1. En examinant la syntaxe du vieux slave (surtout le problème de l’article en vieux slave) [1], j’ai toujours fait attention aux relations balkaniques dans les phénomènes examinés. Le vieux-slave s’étant formé dans le milieu balkanique (surtout sous l'influence de la langue et de la culture grecques), reflète l’état de ce milieu.
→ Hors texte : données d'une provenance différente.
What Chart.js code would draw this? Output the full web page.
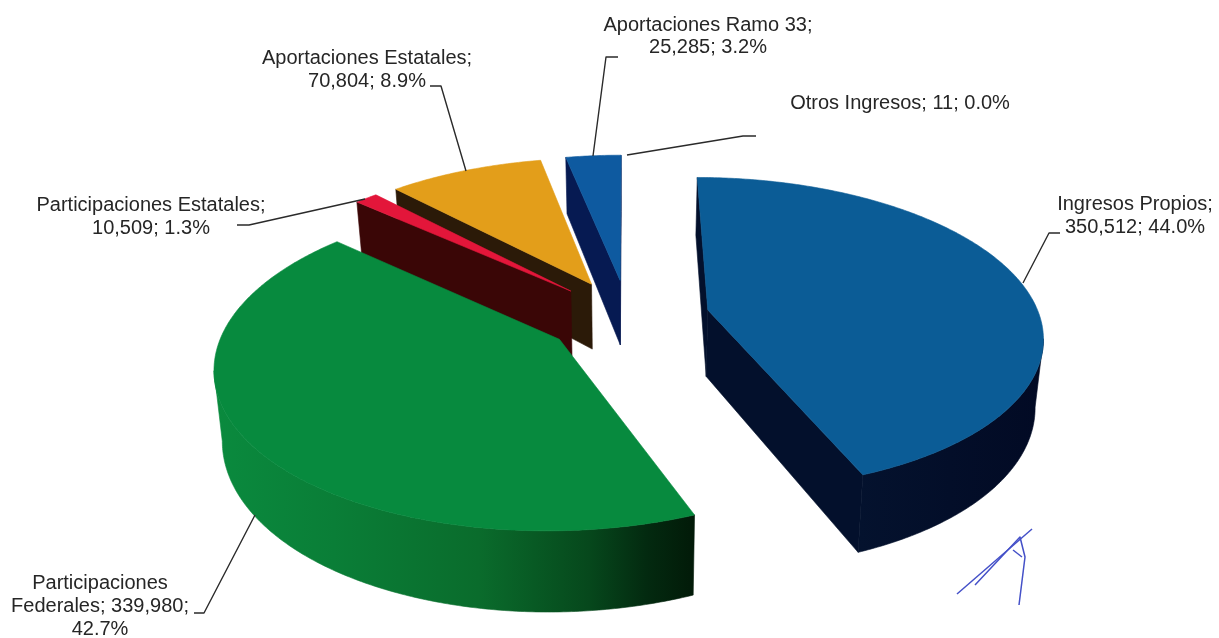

On ne peut pas douter que l’étude du vieux slave comprise de cette façon n’ait une grande importance pour la balkanistique diachronique et qu’elle ne puisse conduire aux résultats touchant la connaissance du temps et des circonstances du début et de la première évolution des phénomènes étudiés.

 

L’article postposé appartient, on le sait bien, aux balkanismes; il avait pris son origine dans les conditions du contact étroit des langues balkaniques; les influences balkaniques auraient pu se manifester par le soutient et par la régularisation des tendances indigènes concernant l’emploi des pronoms démonstratifs postposés dans la fonction anaphorique. En vieux-slave, l’influence des originaux grecs aurait pu jouer un rôle important dans l’extension de l’usage mentionné, mais, à cette époque, il ne s’agissait pas encore d’un véritable article.

 

Dans le domaine de l’article, on rencontre, à côté de cela, dans les monuments vieux-slaves, des constructions d’origine livresque, formées par l’imitation servile du grec; c’est l’emploi du pronom iže, lié à l’infinitif, au participe, à une construction prépositionnelle, à un substantif etc. (par ex.:

a eže sěsti o desnǫ i о šǫjǫ mene něstь mьně sego dati Matthieu 20, 23 dans le cod. Marianus;

i si takožde sǫtъ. iže na kamenichъ séemii Marc 4, 16 dans le cod. Zographensis;

iže... sěemi dans le Marianus;

ašte ubo světъ iže vъ tebě tъma estъ. tě tъma kolьmi Matthieu 6, 23 dans le Zographensis, Marianus, Assemanianus, Savvina kniga;

vsěkъ grěchъ i vlasvimiě. otъpustitъ sę člověkomъ a ěže na duchъ vlasvimiě ne otъpustitъ sę člověkomъ Matthieu 12, 31 dans le Zographensis;

ěže... chula Marianus, Assemanianus);

elles ont pénétré dans les textes par l’intermédiaire des originaux grecs; dans les premières traductions l’usage de telles constructions était assez rare (on y trouve le pronom iže en congruence avec le mot auquel il appartient), et il semble avoir été réservé

 

 

1. Cf. sur le problème de l’article en vieux-slave, mes travaux suivants: K otázce členu v jazycích slovanských, se zvláštním zřetelem к staroslověnštině, «Byzantinoslavica», 7, 1937—1938, p. 212—340, et 8, 1939—1946, p. 172—288 (la deuxième partie a paru aussi comme tiré à part sous le titre Problém členu v jazyce staroslověnském, Praha, 1946); Проблема члена в старославянском языке, dans le recueil «Исследования по синтаксису старославянского языка», 1963, р. 121—182; Проблемата за члена в старобългарския език, «Език и литература», XVII, 3. р. 1—16; Studie ze syntaxe jazyka staroslověnského (thèse de doctorat, encore inédite, 1964, résumé de mes recherches).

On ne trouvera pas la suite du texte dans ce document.